Would you retype, exactly and without the pictures, the lines between the line holding "What Apache ECharts" and the line holding "2.0785, 2.078, 2.0775];", inclusive, and nothing else?

• Plotting code records:
────────────────

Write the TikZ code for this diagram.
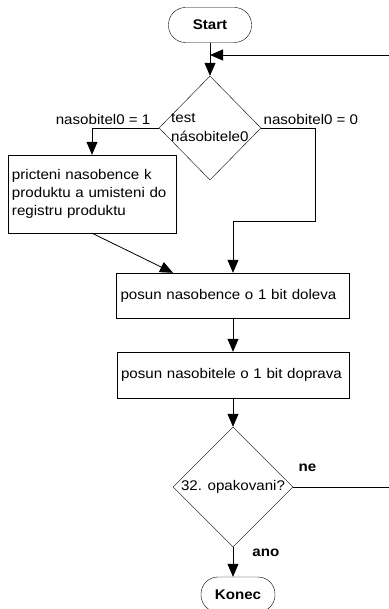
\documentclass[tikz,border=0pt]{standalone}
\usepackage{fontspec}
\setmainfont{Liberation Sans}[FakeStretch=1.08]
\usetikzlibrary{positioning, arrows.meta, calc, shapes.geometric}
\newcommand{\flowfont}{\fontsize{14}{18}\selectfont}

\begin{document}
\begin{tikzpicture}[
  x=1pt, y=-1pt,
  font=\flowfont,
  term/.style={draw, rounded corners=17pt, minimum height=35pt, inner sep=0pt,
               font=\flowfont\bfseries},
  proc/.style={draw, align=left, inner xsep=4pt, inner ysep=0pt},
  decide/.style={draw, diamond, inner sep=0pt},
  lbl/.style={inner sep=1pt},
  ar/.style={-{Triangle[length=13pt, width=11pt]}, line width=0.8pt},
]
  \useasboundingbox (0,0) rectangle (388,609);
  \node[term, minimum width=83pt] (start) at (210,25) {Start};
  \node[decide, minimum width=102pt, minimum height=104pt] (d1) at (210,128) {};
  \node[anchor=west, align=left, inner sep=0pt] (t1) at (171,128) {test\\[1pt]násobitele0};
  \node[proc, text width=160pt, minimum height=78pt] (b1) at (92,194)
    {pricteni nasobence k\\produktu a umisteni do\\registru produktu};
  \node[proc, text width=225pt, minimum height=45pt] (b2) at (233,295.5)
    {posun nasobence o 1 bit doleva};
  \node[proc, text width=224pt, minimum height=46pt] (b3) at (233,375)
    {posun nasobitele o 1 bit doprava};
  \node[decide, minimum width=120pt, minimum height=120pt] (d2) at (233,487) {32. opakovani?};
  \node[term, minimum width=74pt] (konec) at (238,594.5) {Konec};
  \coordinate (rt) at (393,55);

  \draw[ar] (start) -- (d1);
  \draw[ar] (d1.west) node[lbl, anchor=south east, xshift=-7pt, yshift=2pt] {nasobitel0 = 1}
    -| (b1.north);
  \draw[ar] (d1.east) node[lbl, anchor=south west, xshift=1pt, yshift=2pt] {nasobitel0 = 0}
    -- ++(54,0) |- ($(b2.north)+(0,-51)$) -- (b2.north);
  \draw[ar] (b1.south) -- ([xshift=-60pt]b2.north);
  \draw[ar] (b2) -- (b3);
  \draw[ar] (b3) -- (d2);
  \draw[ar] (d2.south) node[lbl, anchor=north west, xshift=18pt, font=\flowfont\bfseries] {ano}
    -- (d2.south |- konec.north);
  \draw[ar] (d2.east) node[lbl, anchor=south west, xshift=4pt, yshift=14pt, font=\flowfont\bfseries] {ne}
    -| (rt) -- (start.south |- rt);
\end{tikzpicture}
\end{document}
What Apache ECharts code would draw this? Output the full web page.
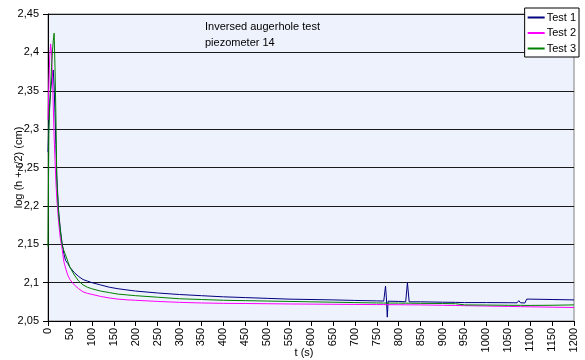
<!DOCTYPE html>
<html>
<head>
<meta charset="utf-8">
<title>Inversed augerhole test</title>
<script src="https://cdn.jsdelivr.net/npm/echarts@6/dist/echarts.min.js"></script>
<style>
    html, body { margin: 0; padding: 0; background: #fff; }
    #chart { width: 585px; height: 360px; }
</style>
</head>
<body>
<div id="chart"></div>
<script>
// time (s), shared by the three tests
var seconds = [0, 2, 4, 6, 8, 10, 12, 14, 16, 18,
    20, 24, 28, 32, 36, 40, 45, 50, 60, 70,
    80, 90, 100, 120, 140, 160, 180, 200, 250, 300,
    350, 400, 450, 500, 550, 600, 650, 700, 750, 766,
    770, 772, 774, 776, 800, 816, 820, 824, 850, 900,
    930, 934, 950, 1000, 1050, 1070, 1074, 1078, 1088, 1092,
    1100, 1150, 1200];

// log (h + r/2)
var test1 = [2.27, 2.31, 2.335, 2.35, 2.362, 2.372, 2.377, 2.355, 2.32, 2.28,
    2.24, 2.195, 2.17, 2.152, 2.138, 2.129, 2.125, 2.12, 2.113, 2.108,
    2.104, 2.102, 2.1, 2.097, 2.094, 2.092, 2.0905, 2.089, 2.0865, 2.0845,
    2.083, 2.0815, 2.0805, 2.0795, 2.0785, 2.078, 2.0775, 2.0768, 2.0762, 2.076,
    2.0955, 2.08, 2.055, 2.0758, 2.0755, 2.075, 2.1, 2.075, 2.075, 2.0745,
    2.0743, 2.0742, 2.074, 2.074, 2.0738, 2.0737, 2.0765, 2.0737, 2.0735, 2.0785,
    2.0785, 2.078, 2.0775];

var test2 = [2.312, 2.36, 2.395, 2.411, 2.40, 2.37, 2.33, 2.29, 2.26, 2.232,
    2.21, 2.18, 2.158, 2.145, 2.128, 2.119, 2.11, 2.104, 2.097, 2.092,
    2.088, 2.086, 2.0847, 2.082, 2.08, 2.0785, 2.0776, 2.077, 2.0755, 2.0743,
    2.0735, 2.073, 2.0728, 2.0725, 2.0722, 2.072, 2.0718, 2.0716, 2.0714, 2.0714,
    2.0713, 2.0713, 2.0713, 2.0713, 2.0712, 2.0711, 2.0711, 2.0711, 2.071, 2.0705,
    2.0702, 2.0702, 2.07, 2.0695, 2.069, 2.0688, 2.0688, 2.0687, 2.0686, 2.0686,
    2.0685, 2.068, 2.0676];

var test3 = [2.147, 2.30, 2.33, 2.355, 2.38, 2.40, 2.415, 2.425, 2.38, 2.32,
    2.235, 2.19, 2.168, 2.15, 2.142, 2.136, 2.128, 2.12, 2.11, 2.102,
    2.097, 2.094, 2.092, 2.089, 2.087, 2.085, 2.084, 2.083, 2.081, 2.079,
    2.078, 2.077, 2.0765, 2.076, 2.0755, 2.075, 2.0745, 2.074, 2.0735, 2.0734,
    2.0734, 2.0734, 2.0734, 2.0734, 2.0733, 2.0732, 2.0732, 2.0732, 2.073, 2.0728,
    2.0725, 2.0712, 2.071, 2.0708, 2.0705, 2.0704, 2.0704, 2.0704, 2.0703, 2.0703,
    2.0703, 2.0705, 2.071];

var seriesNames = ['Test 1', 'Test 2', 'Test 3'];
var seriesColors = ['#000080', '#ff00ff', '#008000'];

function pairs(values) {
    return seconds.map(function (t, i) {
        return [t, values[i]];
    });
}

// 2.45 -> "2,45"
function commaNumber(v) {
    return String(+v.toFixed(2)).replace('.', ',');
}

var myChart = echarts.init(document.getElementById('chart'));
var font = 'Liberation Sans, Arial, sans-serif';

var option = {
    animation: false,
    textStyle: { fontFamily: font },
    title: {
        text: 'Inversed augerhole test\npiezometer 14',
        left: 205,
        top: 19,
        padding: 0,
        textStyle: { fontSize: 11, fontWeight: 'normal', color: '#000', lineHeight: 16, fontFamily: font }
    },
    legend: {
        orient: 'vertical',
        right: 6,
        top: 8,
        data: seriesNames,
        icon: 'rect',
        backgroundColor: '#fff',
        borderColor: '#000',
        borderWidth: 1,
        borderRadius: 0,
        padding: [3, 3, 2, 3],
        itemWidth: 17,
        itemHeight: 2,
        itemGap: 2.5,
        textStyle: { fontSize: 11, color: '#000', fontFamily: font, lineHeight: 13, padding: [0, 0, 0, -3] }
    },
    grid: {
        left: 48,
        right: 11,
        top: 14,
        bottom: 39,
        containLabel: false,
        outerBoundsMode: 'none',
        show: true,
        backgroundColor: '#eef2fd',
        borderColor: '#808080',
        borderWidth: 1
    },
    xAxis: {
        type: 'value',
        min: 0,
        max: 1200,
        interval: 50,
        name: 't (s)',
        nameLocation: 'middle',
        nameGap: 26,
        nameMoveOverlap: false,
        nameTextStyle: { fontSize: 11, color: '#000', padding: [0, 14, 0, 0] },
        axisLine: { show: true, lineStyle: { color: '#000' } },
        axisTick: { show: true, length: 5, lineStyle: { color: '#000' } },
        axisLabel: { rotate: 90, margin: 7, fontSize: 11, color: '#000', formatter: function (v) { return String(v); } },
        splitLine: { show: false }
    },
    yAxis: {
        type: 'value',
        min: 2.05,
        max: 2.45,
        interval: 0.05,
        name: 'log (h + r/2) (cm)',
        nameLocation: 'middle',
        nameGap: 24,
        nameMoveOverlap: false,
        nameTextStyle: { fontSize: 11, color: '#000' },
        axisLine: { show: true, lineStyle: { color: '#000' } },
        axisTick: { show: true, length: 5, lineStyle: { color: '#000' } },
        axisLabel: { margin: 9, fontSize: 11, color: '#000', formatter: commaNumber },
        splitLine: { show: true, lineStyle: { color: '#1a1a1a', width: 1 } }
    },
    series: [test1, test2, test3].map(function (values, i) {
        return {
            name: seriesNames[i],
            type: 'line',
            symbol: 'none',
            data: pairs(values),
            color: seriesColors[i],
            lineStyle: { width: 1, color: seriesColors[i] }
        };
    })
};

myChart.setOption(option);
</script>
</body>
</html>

────────────────

• ANSWER FOR THE TASK:
What Apache ECharts code would draw this? Output the full web page.
<!DOCTYPE html>
<html>
<head>
<meta charset="utf-8">
<title>Inversed augerhole test</title>
<script src="https://cdn.jsdelivr.net/npm/echarts@6/dist/echarts.min.js"></script>
<style>
    html, body { margin: 0; padding: 0; background: #fff; }
    #chart { width: 585px; height: 360px; }
</style>
</head>
<body>
<div id="chart"></div>
<script>
// time (s), shared by the three tests
var seconds = [0, 2, 4, 6, 8, 10, 12, 14, 16, 18,
    20, 24, 28, 32, 36, 40, 45, 50, 60, 70,
    80, 90, 100, 120, 140, 160, 180, 200, 250, 300,
    350, 400, 450, 500, 550, 600, 650, 700, 750, 766,
    770, 772, 774, 776, 800, 816, 820, 824, 850, 900,
    930, 934, 950, 1000, 1050, 1070, 1074, 1078, 1088, 1092,
    1100, 1150, 1200];

// log (h + r/2)
var test1 = [2.27, 2.31, 2.335, 2.35, 2.362, 2.372, 2.377, 2.355, 2.32, 2.28,
    2.24, 2.195, 2.17, 2.152, 2.138, 2.129, 2.125, 2.12, 2.113, 2.108,
    2.104, 2.102, 2.1, 2.097, 2.094, 2.092, 2.0905, 2.089, 2.0865, 2.0845,
    2.083, 2.0815, 2.0805, 2.0795, 2.0785, 2.078, 2.0775, 2.0768, 2.0762, 2.076,
    2.0955, 2.08, 2.055, 2.0758, 2.0755, 2.075, 2.1, 2.075, 2.075, 2.0745,
    2.0743, 2.0742, 2.074, 2.074, 2.0738, 2.0737, 2.0765, 2.0737, 2.0735, 2.0785,
    2.0785, 2.078, 2.0775];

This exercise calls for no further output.